* start *

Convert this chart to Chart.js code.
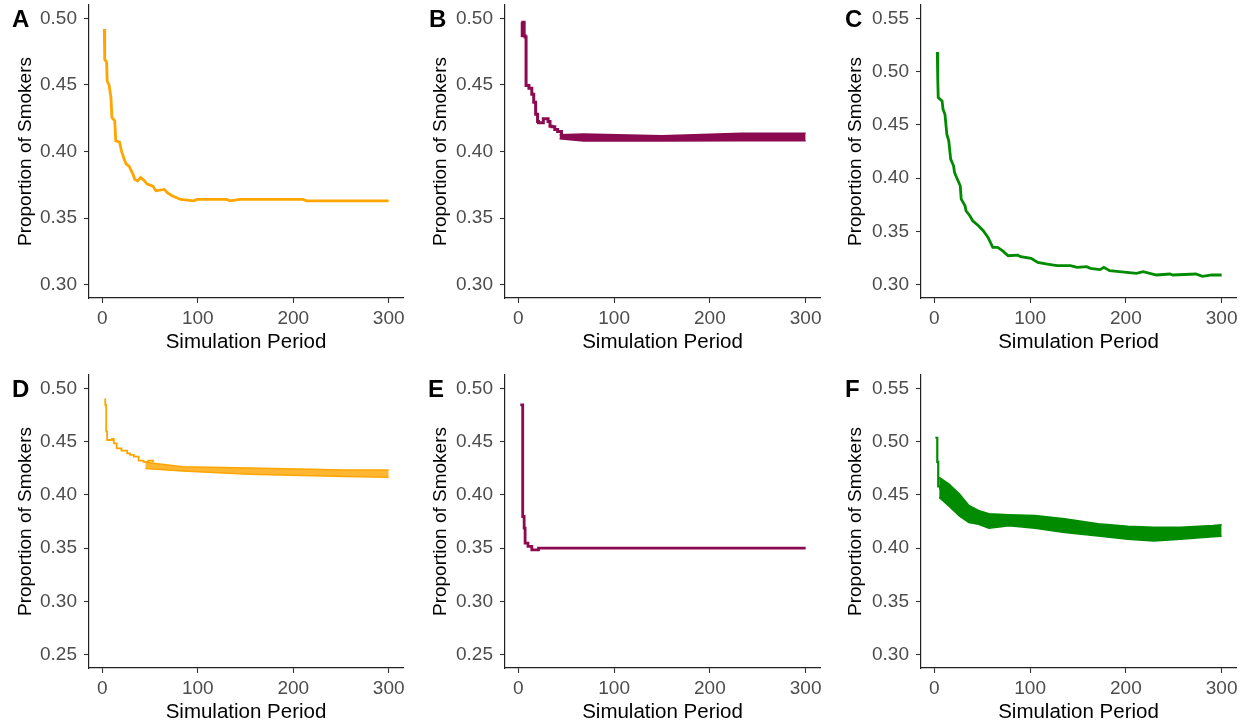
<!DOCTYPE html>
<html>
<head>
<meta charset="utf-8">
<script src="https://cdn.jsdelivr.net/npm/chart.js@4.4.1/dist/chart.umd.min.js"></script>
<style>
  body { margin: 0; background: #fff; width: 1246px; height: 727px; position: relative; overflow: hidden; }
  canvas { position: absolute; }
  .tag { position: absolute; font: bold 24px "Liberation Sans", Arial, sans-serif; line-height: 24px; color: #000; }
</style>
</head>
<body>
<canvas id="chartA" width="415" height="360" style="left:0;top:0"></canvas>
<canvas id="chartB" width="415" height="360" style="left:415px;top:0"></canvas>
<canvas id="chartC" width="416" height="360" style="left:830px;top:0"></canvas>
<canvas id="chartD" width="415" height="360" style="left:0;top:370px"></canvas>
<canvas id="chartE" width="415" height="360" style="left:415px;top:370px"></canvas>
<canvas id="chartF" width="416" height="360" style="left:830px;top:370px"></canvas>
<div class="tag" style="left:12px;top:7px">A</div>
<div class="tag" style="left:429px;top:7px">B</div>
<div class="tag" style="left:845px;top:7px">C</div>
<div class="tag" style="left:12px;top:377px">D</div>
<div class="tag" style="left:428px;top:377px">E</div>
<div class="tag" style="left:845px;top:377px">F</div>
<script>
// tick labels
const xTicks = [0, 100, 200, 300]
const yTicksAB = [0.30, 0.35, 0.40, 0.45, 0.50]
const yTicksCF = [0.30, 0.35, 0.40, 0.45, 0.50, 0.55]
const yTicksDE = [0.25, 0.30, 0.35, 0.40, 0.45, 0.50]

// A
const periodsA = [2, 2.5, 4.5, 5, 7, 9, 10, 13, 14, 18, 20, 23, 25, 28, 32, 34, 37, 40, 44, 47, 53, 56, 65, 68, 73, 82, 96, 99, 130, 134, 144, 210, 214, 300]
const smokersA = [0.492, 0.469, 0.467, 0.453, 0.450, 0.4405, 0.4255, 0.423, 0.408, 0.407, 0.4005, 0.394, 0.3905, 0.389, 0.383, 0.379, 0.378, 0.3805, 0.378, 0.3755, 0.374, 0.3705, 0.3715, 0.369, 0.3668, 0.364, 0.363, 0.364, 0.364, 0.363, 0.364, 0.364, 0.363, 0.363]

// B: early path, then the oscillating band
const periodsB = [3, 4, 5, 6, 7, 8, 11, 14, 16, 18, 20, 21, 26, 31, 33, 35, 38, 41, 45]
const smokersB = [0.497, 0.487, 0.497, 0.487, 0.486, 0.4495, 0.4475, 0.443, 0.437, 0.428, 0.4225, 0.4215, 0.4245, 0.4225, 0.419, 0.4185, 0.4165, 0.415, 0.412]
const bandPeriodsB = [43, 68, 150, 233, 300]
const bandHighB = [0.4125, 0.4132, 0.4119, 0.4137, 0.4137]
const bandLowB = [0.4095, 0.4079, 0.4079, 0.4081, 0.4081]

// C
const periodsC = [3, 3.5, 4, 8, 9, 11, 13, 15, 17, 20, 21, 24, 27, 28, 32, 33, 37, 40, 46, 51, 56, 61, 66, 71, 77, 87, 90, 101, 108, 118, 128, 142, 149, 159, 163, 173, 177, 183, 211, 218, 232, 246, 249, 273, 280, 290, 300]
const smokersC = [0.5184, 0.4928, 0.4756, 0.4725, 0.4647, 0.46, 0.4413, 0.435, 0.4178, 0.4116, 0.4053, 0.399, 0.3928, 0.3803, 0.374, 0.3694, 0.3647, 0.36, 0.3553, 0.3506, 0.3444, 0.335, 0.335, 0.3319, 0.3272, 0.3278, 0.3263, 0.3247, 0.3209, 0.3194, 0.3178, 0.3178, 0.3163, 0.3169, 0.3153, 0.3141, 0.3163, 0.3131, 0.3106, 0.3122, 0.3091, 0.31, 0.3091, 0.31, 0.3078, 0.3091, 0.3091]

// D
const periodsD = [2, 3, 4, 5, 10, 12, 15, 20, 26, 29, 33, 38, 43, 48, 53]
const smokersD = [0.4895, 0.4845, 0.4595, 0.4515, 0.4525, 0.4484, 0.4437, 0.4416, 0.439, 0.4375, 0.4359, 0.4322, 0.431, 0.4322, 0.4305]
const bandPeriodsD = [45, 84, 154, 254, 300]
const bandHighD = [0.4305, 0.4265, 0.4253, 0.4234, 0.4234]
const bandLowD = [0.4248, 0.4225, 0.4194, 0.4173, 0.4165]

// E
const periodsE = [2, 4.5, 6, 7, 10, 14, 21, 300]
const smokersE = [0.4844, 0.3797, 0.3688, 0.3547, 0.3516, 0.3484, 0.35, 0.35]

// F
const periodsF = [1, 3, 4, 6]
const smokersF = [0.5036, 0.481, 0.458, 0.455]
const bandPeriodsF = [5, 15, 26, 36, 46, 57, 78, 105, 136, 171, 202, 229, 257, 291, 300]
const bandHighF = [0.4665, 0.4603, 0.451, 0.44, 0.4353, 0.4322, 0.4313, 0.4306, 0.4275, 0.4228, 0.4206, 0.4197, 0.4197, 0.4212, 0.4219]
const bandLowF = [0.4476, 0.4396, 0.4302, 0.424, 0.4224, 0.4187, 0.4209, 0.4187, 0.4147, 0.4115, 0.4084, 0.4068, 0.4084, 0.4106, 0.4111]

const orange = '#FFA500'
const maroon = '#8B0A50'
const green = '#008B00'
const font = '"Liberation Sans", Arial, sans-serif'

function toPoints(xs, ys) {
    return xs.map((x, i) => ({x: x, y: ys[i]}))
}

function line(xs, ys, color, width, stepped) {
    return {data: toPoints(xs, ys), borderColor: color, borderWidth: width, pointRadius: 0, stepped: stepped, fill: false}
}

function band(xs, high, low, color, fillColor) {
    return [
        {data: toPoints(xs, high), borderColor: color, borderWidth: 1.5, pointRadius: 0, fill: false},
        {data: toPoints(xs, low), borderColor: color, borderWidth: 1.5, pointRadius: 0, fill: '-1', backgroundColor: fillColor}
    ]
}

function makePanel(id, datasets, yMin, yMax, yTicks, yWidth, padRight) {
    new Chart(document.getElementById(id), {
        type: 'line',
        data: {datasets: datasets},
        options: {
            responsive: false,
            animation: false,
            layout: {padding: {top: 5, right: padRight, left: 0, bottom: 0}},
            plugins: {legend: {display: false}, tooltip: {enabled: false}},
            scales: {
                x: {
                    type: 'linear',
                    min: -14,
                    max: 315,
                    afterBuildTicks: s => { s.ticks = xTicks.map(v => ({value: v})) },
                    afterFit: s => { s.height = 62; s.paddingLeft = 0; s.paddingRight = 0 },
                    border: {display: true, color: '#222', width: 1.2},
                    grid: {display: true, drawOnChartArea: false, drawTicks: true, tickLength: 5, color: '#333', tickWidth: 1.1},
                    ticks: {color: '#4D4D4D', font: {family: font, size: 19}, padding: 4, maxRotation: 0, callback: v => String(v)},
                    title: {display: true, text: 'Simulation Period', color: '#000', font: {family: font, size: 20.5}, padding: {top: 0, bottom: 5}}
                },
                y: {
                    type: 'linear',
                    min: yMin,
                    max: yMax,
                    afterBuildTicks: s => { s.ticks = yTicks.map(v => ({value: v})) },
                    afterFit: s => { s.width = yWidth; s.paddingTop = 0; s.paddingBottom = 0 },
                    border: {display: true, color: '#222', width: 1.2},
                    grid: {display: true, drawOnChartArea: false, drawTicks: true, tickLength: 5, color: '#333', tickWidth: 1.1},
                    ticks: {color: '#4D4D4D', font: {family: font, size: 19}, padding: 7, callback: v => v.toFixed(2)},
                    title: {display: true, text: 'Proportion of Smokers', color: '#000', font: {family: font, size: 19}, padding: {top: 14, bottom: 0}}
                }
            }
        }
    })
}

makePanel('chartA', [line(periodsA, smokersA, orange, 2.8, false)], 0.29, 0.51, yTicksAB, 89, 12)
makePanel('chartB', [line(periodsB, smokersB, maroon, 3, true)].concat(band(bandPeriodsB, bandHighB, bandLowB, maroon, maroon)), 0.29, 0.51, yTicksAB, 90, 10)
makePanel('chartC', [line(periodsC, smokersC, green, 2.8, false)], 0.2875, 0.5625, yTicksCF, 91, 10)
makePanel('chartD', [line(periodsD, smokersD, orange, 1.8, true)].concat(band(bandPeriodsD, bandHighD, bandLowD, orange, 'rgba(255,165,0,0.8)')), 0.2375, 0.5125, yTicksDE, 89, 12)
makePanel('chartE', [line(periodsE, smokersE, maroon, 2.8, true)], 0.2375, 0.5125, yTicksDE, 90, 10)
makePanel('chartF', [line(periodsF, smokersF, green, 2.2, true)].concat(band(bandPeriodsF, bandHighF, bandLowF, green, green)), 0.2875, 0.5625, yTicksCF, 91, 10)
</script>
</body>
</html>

* end *

What you are asked to do:
Give again, word for word, every line from the top of the data above to the line holding "0.364, 0.363, 0.363]", inclusive, with the pictures left out.

Answer to the exercise:
Convert this chart to Chart.js code.
<!DOCTYPE html>
<html>
<head>
<meta charset="utf-8">
<script src="https://cdn.jsdelivr.net/npm/chart.js@4.4.1/dist/chart.umd.min.js"></script>
<style>
  body { margin: 0; background: #fff; width: 1246px; height: 727px; position: relative; overflow: hidden; }
  canvas { position: absolute; }
  .tag { position: absolute; font: bold 24px "Liberation Sans", Arial, sans-serif; line-height: 24px; color: #000; }
</style>
</head>
<body>
<canvas id="chartA" width="415" height="360" style="left:0;top:0"></canvas>
<canvas id="chartB" width="415" height="360" style="left:415px;top:0"></canvas>
<canvas id="chartC" width="416" height="360" style="left:830px;top:0"></canvas>
<canvas id="chartD" width="415" height="360" style="left:0;top:370px"></canvas>
<canvas id="chartE" width="415" height="360" style="left:415px;top:370px"></canvas>
<canvas id="chartF" width="416" height="360" style="left:830px;top:370px"></canvas>
<div class="tag" style="left:12px;top:7px">A</div>
<div class="tag" style="left:429px;top:7px">B</div>
<div class="tag" style="left:845px;top:7px">C</div>
<div class="tag" style="left:12px;top:377px">D</div>
<div class="tag" style="left:428px;top:377px">E</div>
<div class="tag" style="left:845px;top:377px">F</div>
<script>
// tick labels
const xTicks = [0, 100, 200, 300]
const yTicksAB = [0.30, 0.35, 0.40, 0.45, 0.50]
const yTicksCF = [0.30, 0.35, 0.40, 0.45, 0.50, 0.55]
const yTicksDE = [0.25, 0.30, 0.35, 0.40, 0.45, 0.50]

// A
const periodsA = [2, 2.5, 4.5, 5, 7, 9, 10, 13, 14, 18, 20, 23, 25, 28, 32, 34, 37, 40, 44, 47, 53, 56, 65, 68, 73, 82, 96, 99, 130, 134, 144, 210, 214, 300]
const smokersA = [0.492, 0.469, 0.467, 0.453, 0.450, 0.4405, 0.4255, 0.423, 0.408, 0.407, 0.4005, 0.394, 0.3905, 0.389, 0.383, 0.379, 0.378, 0.3805, 0.378, 0.3755, 0.374, 0.3705, 0.3715, 0.369, 0.3668, 0.364, 0.363, 0.364, 0.364, 0.363, 0.364, 0.364, 0.363, 0.363]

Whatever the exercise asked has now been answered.